Title

Cultural Snapshots: Theory and Method

Document Type

Article

Publication Date

9-11-2017

Organizational Units

College of Arts Humanities and Social Sciences, Psychology

Abstract

Causal influences of culture on cognition are challenging to examine scientifically. We here introduce a method to address this challenge. Cultural snapshots enable scientists to (a) characterize the cultural information commonly and frequently encountered by a collective, (b) examine how such cultural information influences the cognitions of individuals, and (c) draw conclusions about the emergence of shared cognition. Specifically, cultural snapshots are recorded samples of public environments commonly encountered by many people. Television scenes, photographs of public spaces, magazine pages, and social media conversations are all examples of cultural snapshots. Representative sets of cultural snapshots can be coded to index the systematic patterns of information encountered by a collective (i.e., cultural patterns). These same materials can be used to experimentally manipulate those cultural patterns, allowing scientists to examine cultural influences on cognition and behavior.
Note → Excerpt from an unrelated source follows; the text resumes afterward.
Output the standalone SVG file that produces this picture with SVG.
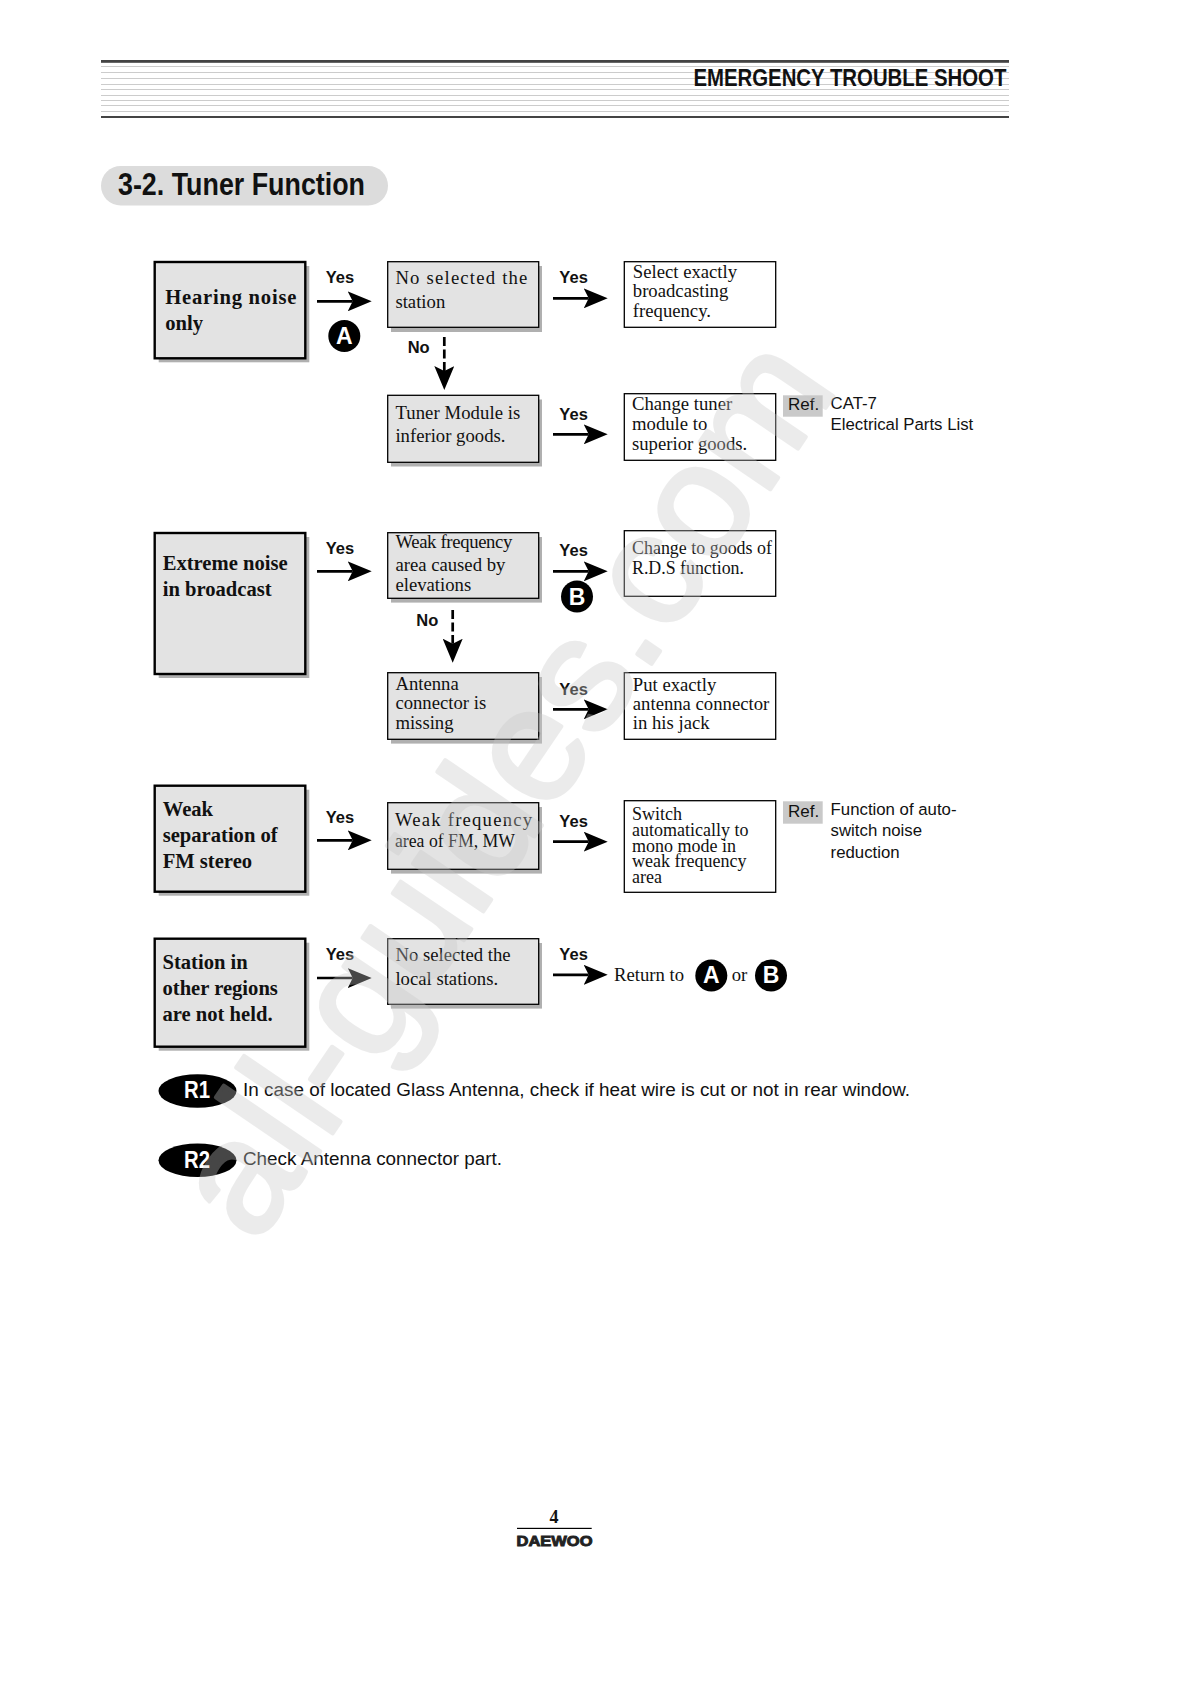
<svg xmlns="http://www.w3.org/2000/svg" width="1191" height="1684" viewBox="0 0 1191 1684">
<style>
text{font-family:"Liberation Serif","Times New Roman",serif;fill:#111}
.sans{font-family:"Liberation Sans",Arial,sans-serif}
.head{font-family:"Liberation Sans",Arial,sans-serif;font-weight:700}
.yes{font-family:"Liberation Sans",Arial,sans-serif;font-weight:700;font-size:16.5px;text-anchor:middle}
.big{font-weight:700;font-size:20.6px}
.t{font-size:18.7px}
.s{font-size:18px}
.note{font-family:"Liberation Sans",Arial,sans-serif;font-size:16.8px}
.ref{font-family:"Liberation Sans",Arial,sans-serif;font-size:17px}
.sh{fill:#b0b0b0}
.thick{fill:#e3e3e3;stroke:#000;stroke-width:2.4}
.mid{fill:#e3e3e3;stroke:#000;stroke-width:1.3}
.plain{fill:#fff;stroke:#000;stroke-width:1.3}
.refbg{fill:#c9c9c9}
.rule{fill:#444}
.ln{stroke:#ccc;stroke-width:1}
.conn{stroke:#000;stroke-width:2.7;fill:none;marker-end:url(#ah)}
.dash{stroke-dasharray:9 3.5}
.badge{fill:#000}
.bl{font-family:"Liberation Sans",Arial,sans-serif;font-weight:700;font-size:23px;text-anchor:middle;fill:#fff}
</style>
<defs>
<marker id="ah" markerUnits="userSpaceOnUse" markerWidth="24" markerHeight="20" viewBox="0 0 24 20" refX="5" refY="10" orient="auto"><path d="M0 0L24 10L0 20L5 10Z" fill="#000"/></marker>
</defs>
<rect width="1191" height="1684" fill="#fff"/>
<g id="header">
<rect class="rule" x="101" y="60" width="908" height="2.8"/>
<g class="ln"><path d="M101 66.5H1009M101 72.5H1009M101 78.5H1009M101 84.5H1009M101 89.5H1009M101 95.5H1009M101 100.5H1009M101 105.5H1009M101 111.5H1009"/></g>
<rect class="rule" x="101" y="116" width="908" height="2"/>
<text class="head" x="693.4" y="85.5" font-size="23.5" textLength="313" lengthAdjust="spacingAndGlyphs">EMERGENCY TROUBLE SHOOT</text>
</g>
<g id="section-title">
<rect x="101" y="166" width="287" height="39.5" rx="19.7" fill="#dcdcdc"/>
<text class="head" x="118" y="195" font-size="31" textLength="247" lengthAdjust="spacingAndGlyphs">3-2. Tuner Function</text>
</g>

<g id="n-hearing"><rect class="sh" x="158.7" y="266" width="150.6" height="96.3"/><rect class="thick" x="154.7" y="262" width="150.6" height="96.3"/>
<text class="big" x="165.3" y="304" textLength="131">Hearing noise</text><text class="big" x="165.3" y="330">only</text></g>
<g id="n-noselected"><rect class="sh" x="391" y="266" width="151" height="66"/><rect class="mid" x="387.7" y="261.7" width="151" height="65.6"/>
<text class="t" x="395.4" y="284.3" textLength="132">No selected the</text><text class="t" x="395.4" y="308.3">station</text></g>
<g id="n-select"><rect class="plain" x="624.3" y="261.7" width="151.4" height="65.6"/>
<text class="t" x="632.8" y="278.3">Select exactly</text><text class="t" x="632.8" y="297.4">broadcasting</text><text class="t" x="632.8" y="317">frequency.</text></g>
<g id="n-tuner"><rect class="sh" x="391" y="399.5" width="151" height="67"/><rect class="mid" x="387.7" y="395.3" width="151" height="67"/>
<text class="t" x="395.4" y="419" textLength="125">Tuner Module is</text><text class="t" x="395.4" y="442">inferior goods.</text></g>
<g id="n-change"><rect class="plain" x="624.3" y="393.7" width="151.4" height="66.6"/>
<text class="t" x="632" y="410.3">Change tuner</text><text class="t" x="632" y="430.3">module to</text><text class="t" x="632" y="450">superior goods.</text></g>
<g id="n-ref1"><rect class="refbg" x="783" y="395.3" width="39.7" height="21.4"/><text class="ref" x="788" y="410">Ref.</text>
<text class="note" x="830.6" y="409.3">CAT-7</text><text class="note" x="830.6" y="430.3">Electrical Parts List</text></g>

<g id="n-extreme"><rect class="sh" x="158.7" y="537" width="150.6" height="141"/><rect class="thick" x="154.7" y="533" width="150.6" height="141"/>
<text class="big" x="162.7" y="570">Extreme noise</text><text class="big" x="162.7" y="596">in broadcast</text></g>
<g id="n-weakarea"><rect class="sh" x="391" y="537" width="151" height="65.6"/><rect class="mid" x="387.7" y="532.7" width="151" height="65.6"/>
<text class="t" x="395.4" y="548" textLength="117">Weak frequency</text><text class="t" x="395.4" y="570.7">area caused by</text><text class="t" x="395.4" y="590.7">elevations</text></g>
<g id="n-rds"><rect class="plain" x="624.3" y="530.7" width="151.4" height="65.6"/>
<text class="s" x="632" y="554" textLength="140" lengthAdjust="spacingAndGlyphs">Change to goods of</text><text class="s" x="632" y="574" textLength="112" lengthAdjust="spacingAndGlyphs">R.D.S function.</text></g>
<g id="n-antenna"><rect class="sh" x="391" y="677" width="151" height="66.6"/><rect class="mid" x="387.7" y="672.7" width="151" height="66.6"/>
<text class="t" x="395.4" y="690">Antenna</text><text class="t" x="395.4" y="709.3">connector is</text><text class="t" x="395.4" y="729.3">missing</text></g>
<g id="n-put"><rect class="plain" x="624.3" y="672.7" width="151.4" height="66.6"/>
<text class="t" x="632.8" y="691">Put exactly</text><text class="t" x="632.8" y="709.5">antenna connector</text><text class="t" x="632.8" y="728.5">in his jack</text></g>

<g id="n-weaksep"><rect class="sh" x="158.7" y="789.7" width="150.6" height="106"/><rect class="thick" x="154.7" y="785.7" width="150.6" height="106"/>
<text class="big" x="162.7" y="815.7">Weak</text><text class="big" x="162.7" y="841.7">separation of</text><text class="big" x="162.7" y="867.7">FM stereo</text></g>
<g id="n-weakfm"><rect class="sh" x="391" y="807" width="151" height="66.6"/><rect class="mid" x="387.7" y="802.7" width="151" height="66.6"/>
<text class="t" x="395" y="826" textLength="137">Weak  frequency</text><text class="t" x="395" y="846.7" textLength="120" lengthAdjust="spacingAndGlyphs">area of FM, MW</text></g>
<g id="n-switch"><rect class="plain" x="624.3" y="800.7" width="151.4" height="91.6"/>
<text class="s" x="632" y="820">Switch</text><text class="s" x="632" y="836">automatically to</text><text class="s" x="632" y="851.7">mono mode in</text><text class="s" x="632" y="867.3">weak frequency</text><text class="s" x="632" y="883">area</text></g>
<g id="n-ref2"><rect class="refbg" x="783" y="801.3" width="39.7" height="22.4"/><text class="ref" x="788" y="816.7">Ref.</text>
<text class="note" x="830.6" y="815">Function of auto-</text><text class="note" x="830.6" y="836">switch noise</text><text class="note" x="830.6" y="857.7">reduction</text></g>

<g id="n-station"><rect class="sh" x="158.7" y="942.7" width="150.6" height="108"/><rect class="thick" x="154.7" y="938.7" width="150.6" height="108"/>
<text class="big" x="162.5" y="968.7">Station in</text><text class="big" x="162.5" y="995">other regions</text><text class="big" x="162.5" y="1020.7">are not held.</text></g>
<g id="n-local"><rect class="sh" x="391" y="943" width="151" height="65.6"/><rect class="mid" x="387.7" y="938.7" width="151" height="65.6"/>
<text class="t" x="395.4" y="961">No selected the</text><text class="t" x="395.4" y="985">local stations.</text></g>
<g id="n-return"><text class="t" x="614" y="981.4">Return to</text>
<circle class="badge" cx="711.3" cy="975.5" r="16"/><text class="bl" x="711.3" y="983">A</text>
<text class="t" x="731.7" y="981.4">or</text>
<circle class="badge" cx="771" cy="975.5" r="16"/><text class="bl" x="771" y="983">B</text></g>

<g id="badge-a"><circle class="badge" cx="344.3" cy="336" r="16"/><text class="bl" x="344.3" y="344">A</text></g>
<g id="badge-b"><circle class="badge" cx="577" cy="596.5" r="16"/><text class="bl" x="577" y="604.5">B</text></g>

<g id="connectors">
<line class="conn" x1="317" y1="301.3" x2="352.7" y2="301.3"/>
<line class="conn" x1="553" y1="298.3" x2="588.7" y2="298.3"/>
<line class="conn" x1="553" y1="434.3" x2="588.7" y2="434.3"/>
<line class="conn dash" x1="444.3" y1="337" x2="444.3" y2="371"/>
<line class="conn" x1="317" y1="571.3" x2="352.7" y2="571.3"/>
<line class="conn" x1="553" y1="571.3" x2="588.7" y2="571.3"/>
<line class="conn" x1="553" y1="709.3" x2="588.7" y2="709.3"/>
<line class="conn dash" x1="452.7" y1="610" x2="452.7" y2="643.7"/>
<line class="conn" x1="317" y1="840.3" x2="352.7" y2="840.3"/>
<line class="conn" x1="553" y1="841.7" x2="588.7" y2="841.7"/>
<line class="conn" x1="317" y1="978" x2="352.7" y2="978"/>
<line class="conn" x1="553" y1="974.8" x2="588.7" y2="974.8"/>
</g>
<g id="connector-labels">
<text class="yes" x="340" y="282.7">Yes</text>
<text class="yes" x="573.6" y="283">Yes</text>
<text class="yes" x="418.7" y="353.3">No</text>
<text class="yes" x="573.6" y="420">Yes</text>
<text class="yes" x="340" y="553.7">Yes</text>
<text class="yes" x="573.6" y="555.7">Yes</text>
<text class="yes" x="427.3" y="626">No</text>
<text class="yes" x="573.6" y="695">Yes</text>
<text class="yes" x="340" y="822.7">Yes</text>
<text class="yes" x="573.6" y="826.7">Yes</text>
<text class="yes" x="340" y="960">Yes</text>
<text class="yes" x="573.6" y="960">Yes</text>
</g>

<g id="remark-r1"><ellipse class="badge" cx="197.5" cy="1091" rx="39" ry="16.7"/><text class="bl" x="197" y="1098.3" textLength="26" lengthAdjust="spacingAndGlyphs">R1</text>
<text class="sans" x="243" y="1096" font-size="19.2" textLength="667" lengthAdjust="spacingAndGlyphs">In case of located Glass Antenna, check if heat wire is cut or not in rear window.</text></g>
<g id="remark-r2"><ellipse class="badge" cx="197.5" cy="1160.3" rx="39" ry="16.7"/><text class="bl" x="197" y="1167.7" textLength="26" lengthAdjust="spacingAndGlyphs">R2</text>
<text class="sans" x="243" y="1165.3" font-size="19.2" textLength="259" lengthAdjust="spacingAndGlyphs">Check Antenna connector part.</text></g>

<g id="footer">
<text x="554" y="1523" font-size="18" font-weight="700" text-anchor="middle">4</text>
<rect x="517" y="1527.8" width="74.7" height="1.2" fill="#000"/>
<text class="head" x="516.5" y="1546" font-size="14.5" textLength="76" lengthAdjust="spacingAndGlyphs" style="fill:#222;stroke:#222;stroke-width:.9">DAEWOO</text>
</g>

<g id="watermark" opacity="0.35">
<text class="sans" transform="translate(256 1246) rotate(-55.8)" font-size="161" style="fill:#c8c8c8;stroke:#c8c8c8;stroke-width:4;stroke-linejoin:round">all-guides.com</text>
</g>
</svg>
We here review and provide guidelines for cultural snapshots research, trace cultural snapshots to classic theories of culture, and describe how cultural snapshots balance the constraints of representative design (Brunswik, 1956) with those of causal inference. We then illustrate how this approach is used to address (a) questions of causality in cultural psychology and (b) questions of applicability in social cognition research. We conclude by evaluating the strengths and weaknesses of the approach.